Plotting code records
* Begin *
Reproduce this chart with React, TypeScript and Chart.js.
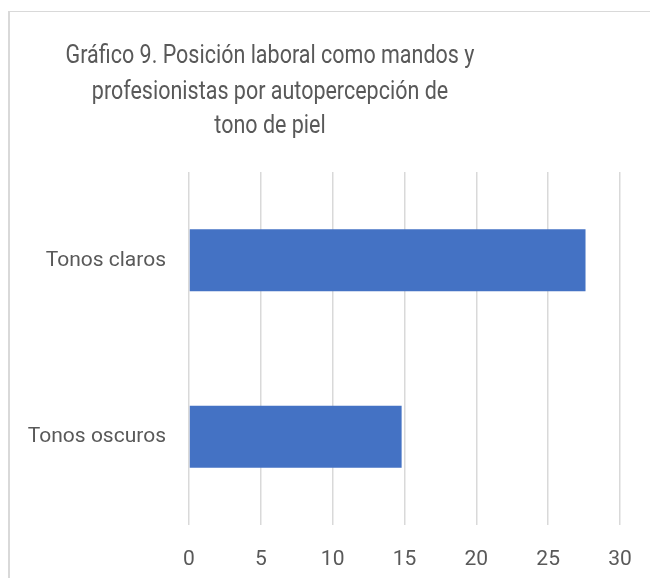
import React, { useEffect, useRef } from "react";
import { Chart, registerables } from "chart.js";

Chart.register(...registerables);

const TITLE_LINES = [
  "Gráfico 9. Posición laboral como mandos y",
  "profesionistas por autopercepción de",
  "tono de piel",
];
const CATEGORIES = ["Tonos claros", "Tonos oscuros"];
const VALUES = [27.6, 14.8];
const X_MIN = 0;
const X_MAX = 30;
const X_STEP = 5;

const FONT = "Roboto, 'Open Sans', sans-serif";
const TEXT_COLOR = "#595959";
const BAR_COLOR = "#4472C4";
const GRID_COLOR = "#d9d9d9";

const titlePlugin = {
  id: "customTitle",
  afterDraw(chart: any) {
    const ctx = chart.ctx;
    ctx.save();
    ctx.fillStyle = TEXT_COLOR;
    ctx.font = `21.5px ${FONT}`;
    ctx.textAlign = "center";
    ctx.textBaseline = "alphabetic";
    const cx = 270;
    const sy = 1.2;
    const baselines = [63, 99, 133];
    ctx.scale(1, sy);
    TITLE_LINES.forEach((line, i) => ctx.fillText(line, cx, baselines[i] / sy));
    ctx.restore();
  },
};

export default function App() {
  const ref = useRef<HTMLCanvasElement | null>(null);
  useEffect(() => {
    if (!ref.current) return;
    const chart = new Chart(ref.current, {
      type: "bar",
      data: {
        labels: CATEGORIES,
        datasets: [
          {
            data: VALUES,
            backgroundColor: BAR_COLOR,
            borderWidth: 0,
            barPercentage: 0.35,
            categoryPercentage: 1,
          },
        ],
      },
      options: {
        indexAxis: "y",
        responsive: false,
        animation: false,
        layout: { padding: { top: 172, left: 9, right: 30, bottom: 0 } },
        plugins: {
          legend: { display: false },
          title: { display: false },
          tooltip: { enabled: false },
        },
        scales: {
          x: {
            min: X_MIN,
            max: X_MAX,
            ticks: {
              stepSize: X_STEP,
              color: TEXT_COLOR,
              font: { family: FONT, size: 21 },
              padding: 0,
            },
            grid: {
              color: GRID_COLOR,
              lineWidth: 1.5,
              drawTicks: true,
              tickLength: 22,
              tickColor: "rgba(0,0,0,0)",
            },
            border: { display: false },
            afterFit: (scale: any) => {
              scale.height = 53;
            },
          },
          y: {
            ticks: {
              color: TEXT_COLOR,
              font: { family: FONT, size: 21 },
              padding: 23,
            },
            grid: { display: false, drawTicks: false },
            border: { display: false },
            afterFit: (scale: any) => {
              scale.width = 180;
            },
          },
        },
      },
      plugins: [titlePlugin],
    });
    return () => chart.destroy();
  }, []);

  return (
    <div
      style={{
        position: "fixed",
        left: 0,
        top: 0,
        width: 650,
        height: 578,
        overflow: "hidden",
        background: "#fff",
      }}
    >
      <div
        style={{
          position: "absolute",
          left: 8,
          top: 11,
          width: 1000,
          height: 1000,
          borderLeft: "2px solid #d9d9d9",
          borderTop: "1px solid #d9d9d9",
        }}
      />
      <canvas
        ref={ref}
        width={650}
        height={578}
        style={{ position: "absolute", left: 0, top: 0 }}
      />
    </div>
  );
}
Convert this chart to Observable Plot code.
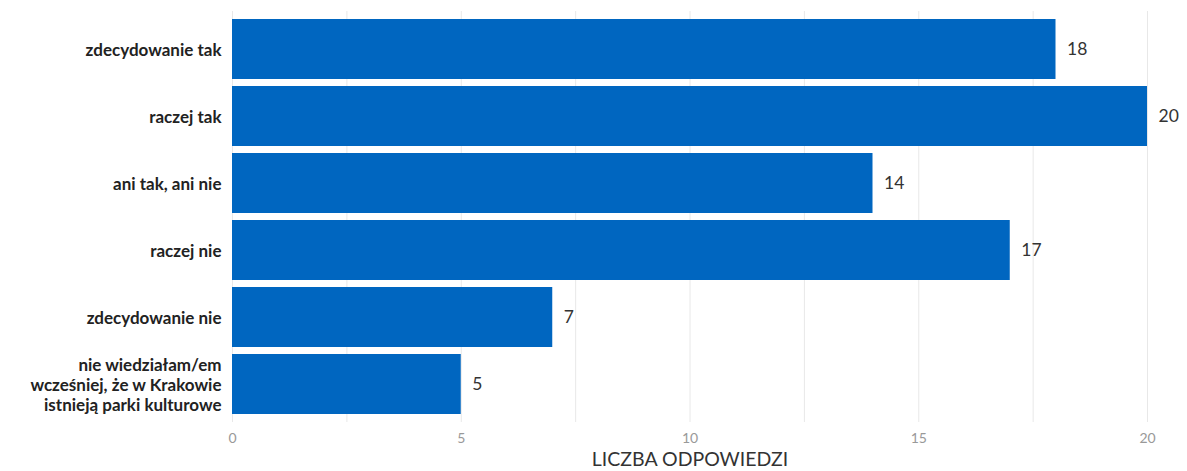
* End *
— What the exercise asks —
Gather each line holding the string "React".

— Answer to this problem —
Reproduce this chart with React, TypeScript and Chart.js.
import React, { useEffect, useRef } from "react";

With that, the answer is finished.